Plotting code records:

───

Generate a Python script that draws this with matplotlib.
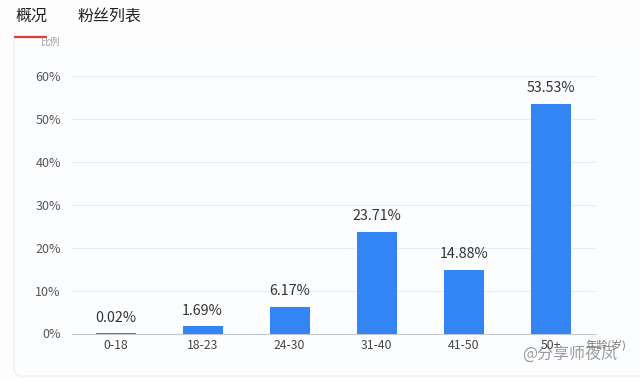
import matplotlib
matplotlib.use('Agg')
import matplotlib.pyplot as plt
from matplotlib.patches import FancyBboxPatch

plt.rcParams['font.family'] = ['Noto Sans CJK SC', 'DejaVu Sans']

# Age groups and share of followers
ages = ['0-18', '18-23', '24-30', '31-40', '41-50', '50+']
shares = [0.02, 1.69, 6.17, 23.71, 14.88, 53.53]
share_labels = ['0.02%', '1.69%', '6.17%', '23.71%', '14.88%', '53.53%']
yticks = [0, 10, 20, 30, 40, 50, 60]
ytick_labels = ['0%', '10%', '20%', '30%', '40%', '50%', '60%']
tabs = ['概况', '粉丝列表']

fig = plt.figure(figsize=(6.4, 3.79), dpi=100, facecolor='#fdfdfe')

# rounded card behind the chart, top edge hidden under the tabs
bg = fig.add_axes([0, 0, 1, 1])
bg.set_xlim(0, 640)
bg.set_ylim(379, 0)
bg.axis('off')
bg.add_patch(FancyBboxPatch((14, 20), 700, 356, boxstyle='round,pad=0,rounding_size=8',
                            fc='#fcfdff', ec='#eceff5', lw=1))
bg.axhspan(0, 36, color='#fdfdfe', lw=0)
bg.plot([14, 47], [36.5, 36.5], color='#d9402f', lw=1.6, solid_capstyle='butt')

bg.text(15, 16, tabs[0], fontsize=11.5, color='#222222', va='center')
bg.text(78, 16, tabs[1], fontsize=11.5, color='#222222', va='center')
bg.text(50, 42, '比例', fontsize=7, color='#888888', va='center', ha='center', alpha=0.8)
bg.text(606, 345, '年龄(岁)', fontsize=8, color='#777777', va='center', ha='center')

# watermark
bg.text(570, 355, '@分享师夜凤', fontsize=11.5, color='#8a8a8a', va='center', ha='center', alpha=0.85)

ax = fig.add_axes([72 / 640, 1 - 333.5 / 379, (596 - 72) / 640, (333.5 - 76) / 379])
ax.patch.set_alpha(0)
x = list(range(len(ages)))
ax.bar(x, shares, width=0.46, color='#3385f5', zorder=3)
for xi, s, lab in zip(x, shares, share_labels):
    ax.text(xi, s + 2.0, lab, ha='center', va='bottom', fontsize=10.3, color='#333333')

ax.set_xlim(-0.5, 5.52)
ax.set_ylim(0, 60)
ax.set_yticks(yticks)
ax.set_yticklabels(ytick_labels, fontsize=9, color='#555555')
ax.set_xticks(x)
ax.set_xticklabels(ages, fontsize=8.8, color='#444444')
ax.tick_params(axis='both', length=0)
ax.tick_params(axis='x', pad=4)
ax.tick_params(axis='y', pad=8)
ax.grid(axis='y', color='#e8ebf2', lw=0.8, zorder=0)
ax.set_axisbelow(True)
for side in ['top', 'right', 'left']:
    ax.spines[side].set_visible(False)
ax.spines['bottom'].set_color('#c4c8d0')

fig.savefig('out.png', dpi=100)
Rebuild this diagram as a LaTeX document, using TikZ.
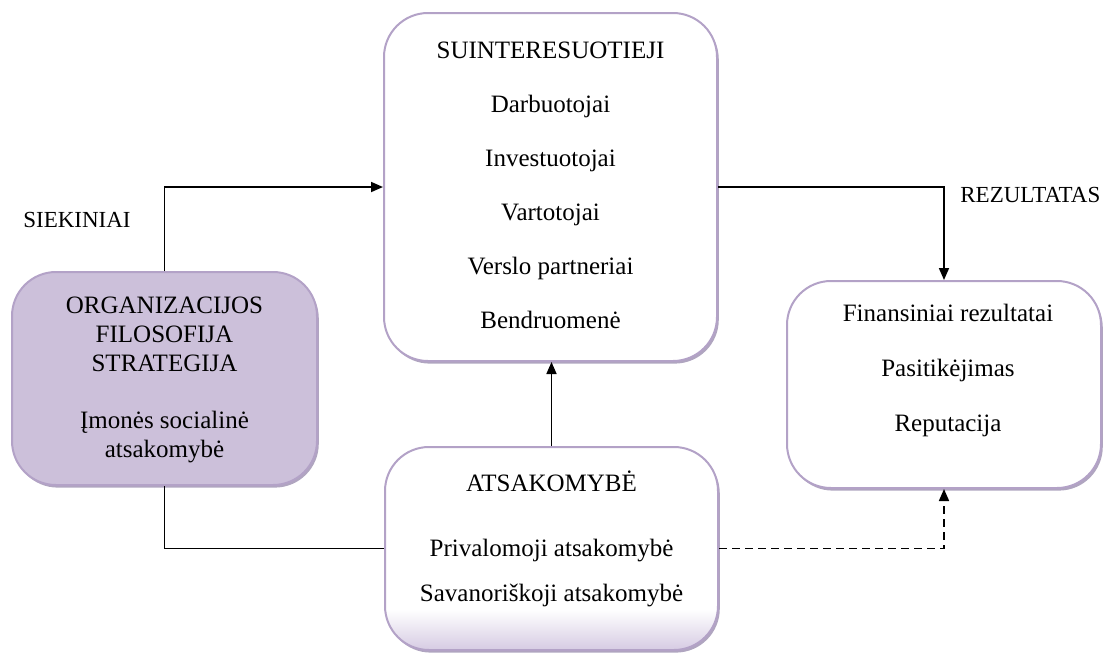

───

## [Task goal]
Set the entries down again exactly. Do not include the images.

## [Written answer]
Generate a Python script that draws this with matplotlib.
import matplotlib
matplotlib.use('Agg')
import matplotlib.pyplot as plt
from matplotlib.patches import FancyBboxPatch

plt.rcParams['font.family'] = ['Noto Sans CJK SC', 'DejaVu Sans']

# Age groups and share of followers
ages = ['0-18', '18-23', '24-30', '31-40', '41-50', '50+']
shares = [0.02, 1.69, 6.17, 23.71, 14.88, 53.53]
share_labels = ['0.02%', '1.69%', '6.17%', '23.71%', '14.88%', '53.53%']
yticks = [0, 10, 20, 30, 40, 50, 60]
ytick_labels = ['0%', '10%', '20%', '30%', '40%', '50%', '60%']
tabs = ['概况', '粉丝列表']

fig = plt.figure(figsize=(6.4, 3.79), dpi=100, facecolor='#fdfdfe')

# rounded card behind the chart, top edge hidden under the tabs
bg = fig.add_axes([0, 0, 1, 1])
bg.set_xlim(0, 640)
bg.set_ylim(379, 0)
bg.axis('off')
bg.add_patch(FancyBboxPatch((14, 20), 700, 356, boxstyle='round,pad=0,rounding_size=8',
                            fc='#fcfdff', ec='#eceff5', lw=1))
bg.axhspan(0, 36, color='#fdfdfe', lw=0)
bg.plot([14, 47], [36.5, 36.5], color='#d9402f', lw=1.6, solid_capstyle='butt')

bg.text(15, 16, tabs[0], fontsize=11.5, color='#222222', va='center')
bg.text(78, 16, tabs[1], fontsize=11.5, color='#222222', va='center')
bg.text(50, 42, '比例', fontsize=7, color='#888888', va='center', ha='center', alpha=0.8)
bg.text(606, 345, '年龄(岁)', fontsize=8, color='#777777', va='center', ha='center')

# watermark
bg.text(570, 355, '@分享师夜凤', fontsize=11.5, color='#8a8a8a', va='center', ha='center', alpha=0.85)

ax = fig.add_axes([72 / 640, 1 - 333.5 / 379, (596 - 72) / 640, (333.5 - 76) / 379])
ax.patch.set_alpha(0)
x = list(range(len(ages)))
ax.bar(x, shares, width=0.46, color='#3385f5', zorder=3)
for xi, s, lab in zip(x, shares, share_labels):
    ax.text(xi, s + 2.0, lab, ha='center', va='bottom', fontsize=10.3, color='#333333')

ax.set_xlim(-0.5, 5.52)
ax.set_ylim(0, 60)
ax.set_yticks(yticks)
ax.set_yticklabels(ytick_labels, fontsize=9, color='#555555')
ax.set_xticks(x)
ax.set_xticklabels(ages, fontsize=8.8, color='#444444')
ax.tick_params(axis='both', length=0)
ax.tick_params(axis='x', pad=4)
ax.tick_params(axis='y', pad=8)
ax.grid(axis='y', color='#e8ebf2', lw=0.8, zorder=0)
ax.set_axisbelow(True)
for side in ['top', 'right', 'left']:
    ax.spines[side].set_visible(False)
ax.spines['bottom'].set_color('#c4c8d0')

fig.savefig('out.png', dpi=100)
Rebuild this diagram as a LaTeX document, using TikZ.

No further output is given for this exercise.